* _WHAT TO DO_
Reproduce the listing below exactly. Pictures do not belong in the copy.

* _RAW DATA_
○ ○ ○ ○
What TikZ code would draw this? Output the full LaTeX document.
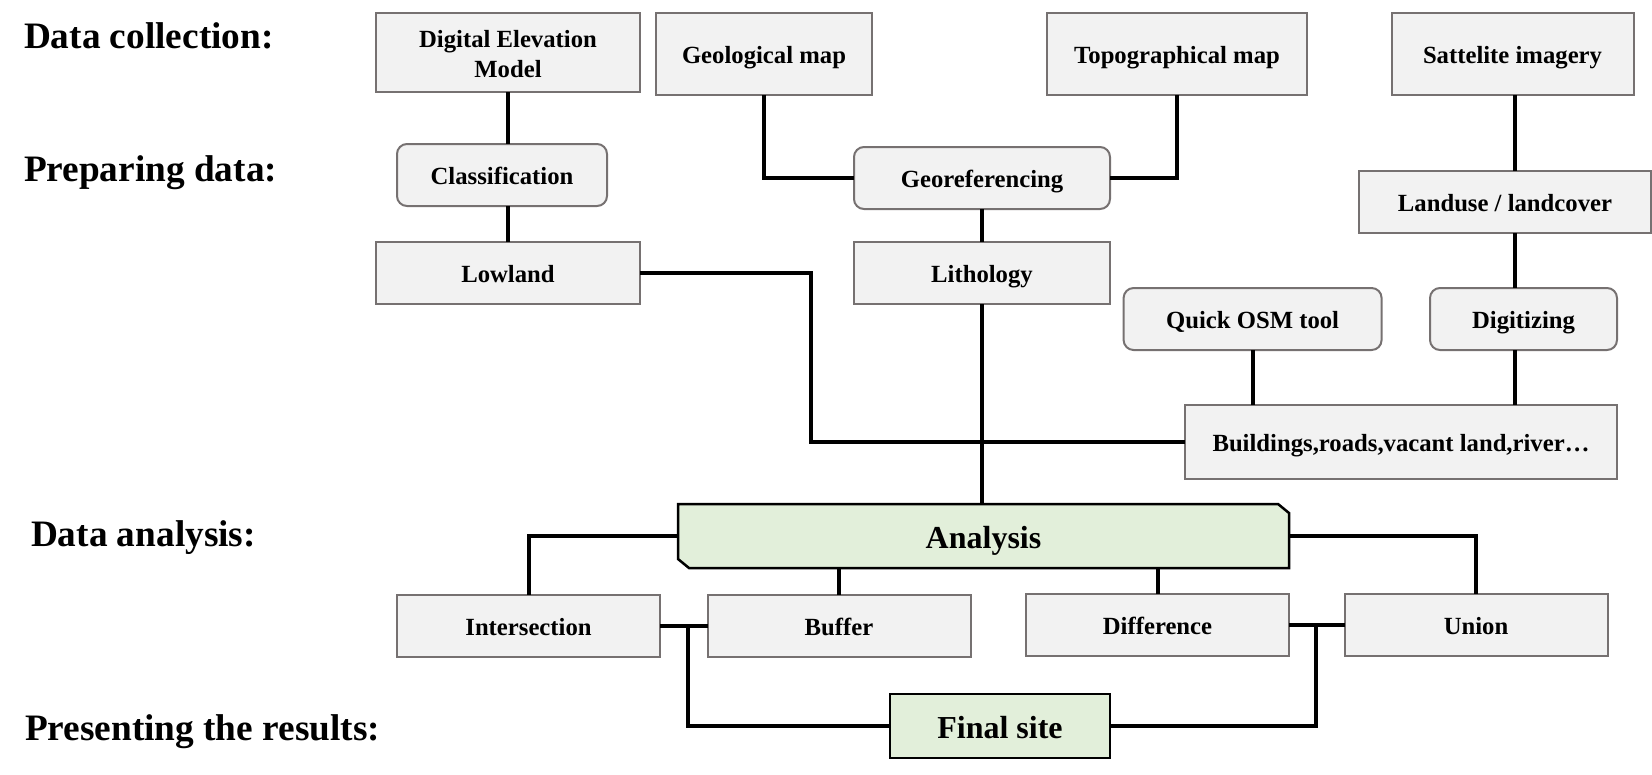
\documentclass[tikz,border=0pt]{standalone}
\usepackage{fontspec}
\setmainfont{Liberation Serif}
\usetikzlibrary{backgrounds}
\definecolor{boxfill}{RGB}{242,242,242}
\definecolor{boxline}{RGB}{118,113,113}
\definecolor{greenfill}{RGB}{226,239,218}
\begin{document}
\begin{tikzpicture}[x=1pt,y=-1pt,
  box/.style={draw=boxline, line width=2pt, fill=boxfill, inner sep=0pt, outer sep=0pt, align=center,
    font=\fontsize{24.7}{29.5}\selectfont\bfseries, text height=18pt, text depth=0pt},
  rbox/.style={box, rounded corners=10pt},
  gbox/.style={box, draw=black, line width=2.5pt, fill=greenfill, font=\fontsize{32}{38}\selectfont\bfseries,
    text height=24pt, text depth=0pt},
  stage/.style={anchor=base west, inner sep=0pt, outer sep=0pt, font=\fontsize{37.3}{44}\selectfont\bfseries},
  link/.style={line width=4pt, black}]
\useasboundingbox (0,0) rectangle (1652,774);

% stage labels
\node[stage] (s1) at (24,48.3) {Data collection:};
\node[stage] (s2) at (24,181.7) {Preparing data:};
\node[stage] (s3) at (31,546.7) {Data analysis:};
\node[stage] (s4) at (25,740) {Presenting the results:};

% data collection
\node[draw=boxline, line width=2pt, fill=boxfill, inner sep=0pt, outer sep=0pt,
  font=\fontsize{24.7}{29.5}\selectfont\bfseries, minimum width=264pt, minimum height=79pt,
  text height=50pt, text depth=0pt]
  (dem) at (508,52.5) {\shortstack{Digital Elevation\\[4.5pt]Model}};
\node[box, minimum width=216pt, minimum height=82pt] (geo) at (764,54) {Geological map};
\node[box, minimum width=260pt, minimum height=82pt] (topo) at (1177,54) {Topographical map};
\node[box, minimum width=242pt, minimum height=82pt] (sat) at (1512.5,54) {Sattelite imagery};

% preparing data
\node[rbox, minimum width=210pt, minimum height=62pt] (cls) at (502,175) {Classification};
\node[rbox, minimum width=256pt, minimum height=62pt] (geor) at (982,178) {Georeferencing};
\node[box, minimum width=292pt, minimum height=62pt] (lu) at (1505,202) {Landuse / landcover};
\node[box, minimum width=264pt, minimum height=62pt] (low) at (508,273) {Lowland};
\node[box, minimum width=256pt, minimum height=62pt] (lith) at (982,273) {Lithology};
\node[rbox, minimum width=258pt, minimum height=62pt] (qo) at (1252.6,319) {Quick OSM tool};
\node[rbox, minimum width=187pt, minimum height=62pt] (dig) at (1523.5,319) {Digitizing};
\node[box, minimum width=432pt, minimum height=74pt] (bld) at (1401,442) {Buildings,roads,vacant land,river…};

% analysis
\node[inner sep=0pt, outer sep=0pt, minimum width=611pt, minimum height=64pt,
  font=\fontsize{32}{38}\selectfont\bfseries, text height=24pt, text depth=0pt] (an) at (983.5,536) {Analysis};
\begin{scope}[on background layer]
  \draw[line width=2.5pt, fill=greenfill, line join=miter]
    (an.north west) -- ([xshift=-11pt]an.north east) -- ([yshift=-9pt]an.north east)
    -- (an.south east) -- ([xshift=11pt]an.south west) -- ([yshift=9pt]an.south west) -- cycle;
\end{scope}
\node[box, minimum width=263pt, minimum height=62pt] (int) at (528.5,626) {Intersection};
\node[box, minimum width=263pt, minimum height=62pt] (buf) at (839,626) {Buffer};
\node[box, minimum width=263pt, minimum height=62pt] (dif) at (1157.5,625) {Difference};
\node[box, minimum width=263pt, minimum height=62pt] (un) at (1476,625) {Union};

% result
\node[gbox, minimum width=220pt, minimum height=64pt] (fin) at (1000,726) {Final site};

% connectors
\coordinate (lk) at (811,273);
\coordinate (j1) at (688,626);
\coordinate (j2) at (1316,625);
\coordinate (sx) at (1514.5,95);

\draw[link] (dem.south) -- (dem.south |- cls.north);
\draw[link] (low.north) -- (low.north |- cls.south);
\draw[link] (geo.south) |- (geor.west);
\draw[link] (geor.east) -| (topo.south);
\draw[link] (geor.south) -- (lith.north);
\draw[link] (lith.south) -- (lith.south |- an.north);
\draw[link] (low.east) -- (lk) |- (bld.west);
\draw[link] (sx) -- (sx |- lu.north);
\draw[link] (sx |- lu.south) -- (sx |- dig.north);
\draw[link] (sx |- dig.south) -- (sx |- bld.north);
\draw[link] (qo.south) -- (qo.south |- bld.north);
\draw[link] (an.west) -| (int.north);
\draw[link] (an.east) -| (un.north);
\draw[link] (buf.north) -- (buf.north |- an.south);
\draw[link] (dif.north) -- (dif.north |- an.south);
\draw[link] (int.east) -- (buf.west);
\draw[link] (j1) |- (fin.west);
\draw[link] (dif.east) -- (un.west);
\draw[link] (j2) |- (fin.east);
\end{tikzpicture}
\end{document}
○ ○ ○ ○
* _TASK ANSWER_
What TikZ code would draw this? Output the full LaTeX document.
\documentclass[tikz,border=0pt]{standalone}
\usepackage{fontspec}
\setmainfont{Liberation Serif}
\usetikzlibrary{backgrounds}
\definecolor{boxfill}{RGB}{242,242,242}
\definecolor{boxline}{RGB}{118,113,113}
\definecolor{greenfill}{RGB}{226,239,218}
\begin{document}
\begin{tikzpicture}[x=1pt,y=-1pt,
  box/.style={draw=boxline, line width=2pt, fill=boxfill, inner sep=0pt, outer sep=0pt, align=center,
    font=\fontsize{24.7}{29.5}\selectfont\bfseries, text height=18pt, text depth=0pt},
  rbox/.style={box, rounded corners=10pt},
  gbox/.style={box, draw=black, line width=2.5pt, fill=greenfill, font=\fontsize{32}{38}\selectfont\bfseries,
    text height=24pt, text depth=0pt},
  stage/.style={anchor=base west, inner sep=0pt, outer sep=0pt, font=\fontsize{37.3}{44}\selectfont\bfseries},
  link/.style={line width=4pt, black}]
\useasboundingbox (0,0) rectangle (1652,774);

% stage labels
\node[stage] (s1) at (24,48.3) {Data collection:};
\node[stage] (s2) at (24,181.7) {Preparing data:};
\node[stage] (s3) at (31,546.7) {Data analysis:};
\node[stage] (s4) at (25,740) {Presenting the results:};

% data collection
\node[draw=boxline, line width=2pt, fill=boxfill, inner sep=0pt, outer sep=0pt,
  font=\fontsize{24.7}{29.5}\selectfont\bfseries, minimum width=264pt, minimum height=79pt,
  text height=50pt, text depth=0pt]
  (dem) at (508,52.5) {\shortstack{Digital Elevation\\[4.5pt]Model}};
\node[box, minimum width=216pt, minimum height=82pt] (geo) at (764,54) {Geological map};
\node[box, minimum width=260pt, minimum height=82pt] (topo) at (1177,54) {Topographical map};
\node[box, minimum width=242pt, minimum height=82pt] (sat) at (1512.5,54) {Sattelite imagery};

% preparing data
\node[rbox, minimum width=210pt, minimum height=62pt] (cls) at (502,175) {Classification};
\node[rbox, minimum width=256pt, minimum height=62pt] (geor) at (982,178) {Georeferencing};
\node[box, minimum width=292pt, minimum height=62pt] (lu) at (1505,202) {Landuse / landcover};
\node[box, minimum width=264pt, minimum height=62pt] (low) at (508,273) {Lowland};
\node[box, minimum width=256pt, minimum height=62pt] (lith) at (982,273) {Lithology};
\node[rbox, minimum width=258pt, minimum height=62pt] (qo) at (1252.6,319) {Quick OSM tool};
\node[rbox, minimum width=187pt, minimum height=62pt] (dig) at (1523.5,319) {Digitizing};
\node[box, minimum width=432pt, minimum height=74pt] (bld) at (1401,442) {Buildings,roads,vacant land,river…};

% analysis
\node[inner sep=0pt, outer sep=0pt, minimum width=611pt, minimum height=64pt,
  font=\fontsize{32}{38}\selectfont\bfseries, text height=24pt, text depth=0pt] (an) at (983.5,536) {Analysis};
\begin{scope}[on background layer]
  \draw[line width=2.5pt, fill=greenfill, line join=miter]
    (an.north west) -- ([xshift=-11pt]an.north east) -- ([yshift=-9pt]an.north east)
    -- (an.south east) -- ([xshift=11pt]an.south west) -- ([yshift=9pt]an.south west) -- cycle;
\end{scope}
\node[box, minimum width=263pt, minimum height=62pt] (int) at (528.5,626) {Intersection};
\node[box, minimum width=263pt, minimum height=62pt] (buf) at (839,626) {Buffer};
\node[box, minimum width=263pt, minimum height=62pt] (dif) at (1157.5,625) {Difference};
\node[box, minimum width=263pt, minimum height=62pt] (un) at (1476,625) {Union};

% result
\node[gbox, minimum width=220pt, minimum height=64pt] (fin) at (1000,726) {Final site};

% connectors
\coordinate (lk) at (811,273);
\coordinate (j1) at (688,626);
\coordinate (j2) at (1316,625);
\coordinate (sx) at (1514.5,95);

\draw[link] (dem.south) -- (dem.south |- cls.north);
\draw[link] (low.north) -- (low.north |- cls.south);
\draw[link] (geo.south) |- (geor.west);
\draw[link] (geor.east) -| (topo.south);
\draw[link] (geor.south) -- (lith.north);
\draw[link] (lith.south) -- (lith.south |- an.north);
\draw[link] (low.east) -- (lk) |- (bld.west);
\draw[link] (sx) -- (sx |- lu.north);
\draw[link] (sx |- lu.south) -- (sx |- dig.north);
\draw[link] (sx |- dig.south) -- (sx |- bld.north);
\draw[link] (qo.south) -- (qo.south |- bld.north);
\draw[link] (an.west) -| (int.north);
\draw[link] (an.east) -| (un.north);
\draw[link] (buf.north) -- (buf.north |- an.south);
\draw[link] (dif.north) -- (dif.north |- an.south);
\draw[link] (int.east) -- (buf.west);
\draw[link] (j1) |- (fin.west);
\draw[link] (dif.east) -- (un.west);
\draw[link] (j2) |- (fin.east);
\end{tikzpicture}
\end{document}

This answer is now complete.